* _The problem_: Count how many lines of the material below have the word "with" and give only the number.

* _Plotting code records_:
_ _ _ _ _

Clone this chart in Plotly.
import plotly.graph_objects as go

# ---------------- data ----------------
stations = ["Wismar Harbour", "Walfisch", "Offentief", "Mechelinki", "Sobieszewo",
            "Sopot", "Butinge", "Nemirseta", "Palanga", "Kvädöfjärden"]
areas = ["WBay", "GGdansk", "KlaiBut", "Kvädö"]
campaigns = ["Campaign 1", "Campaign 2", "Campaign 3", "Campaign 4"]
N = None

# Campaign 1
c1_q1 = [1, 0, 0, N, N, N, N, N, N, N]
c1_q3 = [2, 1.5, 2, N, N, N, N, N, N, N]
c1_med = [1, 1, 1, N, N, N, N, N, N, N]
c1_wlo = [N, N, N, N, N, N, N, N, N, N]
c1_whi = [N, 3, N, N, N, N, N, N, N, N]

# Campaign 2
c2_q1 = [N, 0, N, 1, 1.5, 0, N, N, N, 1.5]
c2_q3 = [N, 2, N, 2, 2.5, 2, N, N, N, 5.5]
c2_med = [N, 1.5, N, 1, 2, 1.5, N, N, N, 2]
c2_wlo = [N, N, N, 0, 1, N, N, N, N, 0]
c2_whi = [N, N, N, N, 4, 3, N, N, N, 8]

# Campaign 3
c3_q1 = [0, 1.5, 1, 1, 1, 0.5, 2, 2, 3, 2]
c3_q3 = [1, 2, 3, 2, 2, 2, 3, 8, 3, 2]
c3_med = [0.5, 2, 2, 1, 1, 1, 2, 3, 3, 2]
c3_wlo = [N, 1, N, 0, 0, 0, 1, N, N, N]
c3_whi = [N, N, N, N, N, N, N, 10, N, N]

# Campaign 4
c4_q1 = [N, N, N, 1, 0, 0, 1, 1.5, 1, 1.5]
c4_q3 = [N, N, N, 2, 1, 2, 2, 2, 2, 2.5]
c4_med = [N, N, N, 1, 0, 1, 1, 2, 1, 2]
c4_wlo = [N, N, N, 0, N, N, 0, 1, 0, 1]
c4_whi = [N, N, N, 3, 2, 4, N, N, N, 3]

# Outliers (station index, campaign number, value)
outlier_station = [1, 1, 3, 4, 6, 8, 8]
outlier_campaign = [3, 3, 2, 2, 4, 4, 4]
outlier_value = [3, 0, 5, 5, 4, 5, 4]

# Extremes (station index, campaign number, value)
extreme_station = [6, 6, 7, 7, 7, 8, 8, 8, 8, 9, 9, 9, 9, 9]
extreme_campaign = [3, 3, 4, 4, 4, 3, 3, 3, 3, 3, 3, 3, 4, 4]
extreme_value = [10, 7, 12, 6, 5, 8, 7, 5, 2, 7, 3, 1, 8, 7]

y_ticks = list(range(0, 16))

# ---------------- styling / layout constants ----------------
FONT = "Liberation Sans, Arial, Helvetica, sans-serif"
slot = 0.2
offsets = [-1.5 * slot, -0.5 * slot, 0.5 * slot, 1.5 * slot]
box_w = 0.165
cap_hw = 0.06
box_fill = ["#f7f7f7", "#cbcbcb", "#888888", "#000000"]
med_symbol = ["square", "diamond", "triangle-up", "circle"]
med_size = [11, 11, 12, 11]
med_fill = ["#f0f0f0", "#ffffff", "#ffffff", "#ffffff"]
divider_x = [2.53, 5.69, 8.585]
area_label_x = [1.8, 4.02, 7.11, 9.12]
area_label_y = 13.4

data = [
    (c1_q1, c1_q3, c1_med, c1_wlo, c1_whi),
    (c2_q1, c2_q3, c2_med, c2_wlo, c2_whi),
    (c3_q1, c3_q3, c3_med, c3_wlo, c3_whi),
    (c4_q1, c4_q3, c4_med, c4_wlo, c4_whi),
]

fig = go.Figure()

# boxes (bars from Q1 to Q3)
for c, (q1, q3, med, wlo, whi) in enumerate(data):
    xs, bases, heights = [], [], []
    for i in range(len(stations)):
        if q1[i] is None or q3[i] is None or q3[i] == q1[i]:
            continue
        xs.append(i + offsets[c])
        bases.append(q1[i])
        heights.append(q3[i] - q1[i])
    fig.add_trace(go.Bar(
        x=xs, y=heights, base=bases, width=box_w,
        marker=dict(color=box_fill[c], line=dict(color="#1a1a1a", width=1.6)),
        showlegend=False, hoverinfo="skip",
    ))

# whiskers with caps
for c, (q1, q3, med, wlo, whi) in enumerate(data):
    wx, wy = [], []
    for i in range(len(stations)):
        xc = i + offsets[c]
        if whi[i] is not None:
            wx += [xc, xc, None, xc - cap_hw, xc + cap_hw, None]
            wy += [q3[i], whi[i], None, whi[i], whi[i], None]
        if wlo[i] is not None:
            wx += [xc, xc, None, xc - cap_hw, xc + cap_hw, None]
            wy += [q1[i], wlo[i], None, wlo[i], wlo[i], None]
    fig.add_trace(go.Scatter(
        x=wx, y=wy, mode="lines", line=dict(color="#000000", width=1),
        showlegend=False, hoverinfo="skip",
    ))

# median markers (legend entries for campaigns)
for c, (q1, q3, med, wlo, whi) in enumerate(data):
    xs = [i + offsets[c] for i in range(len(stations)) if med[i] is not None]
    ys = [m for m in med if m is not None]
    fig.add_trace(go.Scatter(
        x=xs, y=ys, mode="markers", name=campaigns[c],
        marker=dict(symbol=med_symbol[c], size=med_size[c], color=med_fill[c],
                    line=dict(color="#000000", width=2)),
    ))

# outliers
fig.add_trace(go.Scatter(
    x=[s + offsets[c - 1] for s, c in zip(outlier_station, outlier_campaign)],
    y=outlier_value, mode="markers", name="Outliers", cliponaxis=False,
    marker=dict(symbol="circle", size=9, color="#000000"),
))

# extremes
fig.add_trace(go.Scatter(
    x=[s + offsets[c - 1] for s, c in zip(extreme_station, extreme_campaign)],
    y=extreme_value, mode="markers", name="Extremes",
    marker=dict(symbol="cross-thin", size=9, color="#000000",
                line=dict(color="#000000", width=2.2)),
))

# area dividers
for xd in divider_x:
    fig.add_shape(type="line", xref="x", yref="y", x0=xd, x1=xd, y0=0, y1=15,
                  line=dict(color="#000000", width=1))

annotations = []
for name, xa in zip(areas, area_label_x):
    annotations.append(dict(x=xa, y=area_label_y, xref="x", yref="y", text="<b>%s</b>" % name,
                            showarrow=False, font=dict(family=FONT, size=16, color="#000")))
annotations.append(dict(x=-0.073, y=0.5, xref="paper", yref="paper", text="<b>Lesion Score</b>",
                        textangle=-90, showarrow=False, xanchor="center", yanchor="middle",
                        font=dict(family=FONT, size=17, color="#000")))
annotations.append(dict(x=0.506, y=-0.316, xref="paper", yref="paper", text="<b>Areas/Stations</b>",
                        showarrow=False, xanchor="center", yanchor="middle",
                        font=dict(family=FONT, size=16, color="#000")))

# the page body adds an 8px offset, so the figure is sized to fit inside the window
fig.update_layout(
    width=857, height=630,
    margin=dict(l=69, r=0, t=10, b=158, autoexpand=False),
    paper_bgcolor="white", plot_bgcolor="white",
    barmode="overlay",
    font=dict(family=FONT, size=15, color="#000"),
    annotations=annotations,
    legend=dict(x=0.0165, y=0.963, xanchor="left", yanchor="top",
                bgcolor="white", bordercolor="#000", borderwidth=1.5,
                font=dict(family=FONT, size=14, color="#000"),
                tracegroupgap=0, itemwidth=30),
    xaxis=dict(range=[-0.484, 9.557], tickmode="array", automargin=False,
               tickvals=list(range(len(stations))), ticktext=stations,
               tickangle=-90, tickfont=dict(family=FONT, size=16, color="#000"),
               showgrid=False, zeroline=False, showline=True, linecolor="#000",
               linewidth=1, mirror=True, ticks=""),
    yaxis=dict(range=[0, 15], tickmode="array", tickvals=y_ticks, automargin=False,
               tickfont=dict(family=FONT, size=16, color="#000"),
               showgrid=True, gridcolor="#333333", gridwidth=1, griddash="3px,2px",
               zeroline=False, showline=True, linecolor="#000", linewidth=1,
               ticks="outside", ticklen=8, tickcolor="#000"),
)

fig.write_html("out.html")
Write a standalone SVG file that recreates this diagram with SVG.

_ _ _ _ _

* _Reply to the exercise_: 2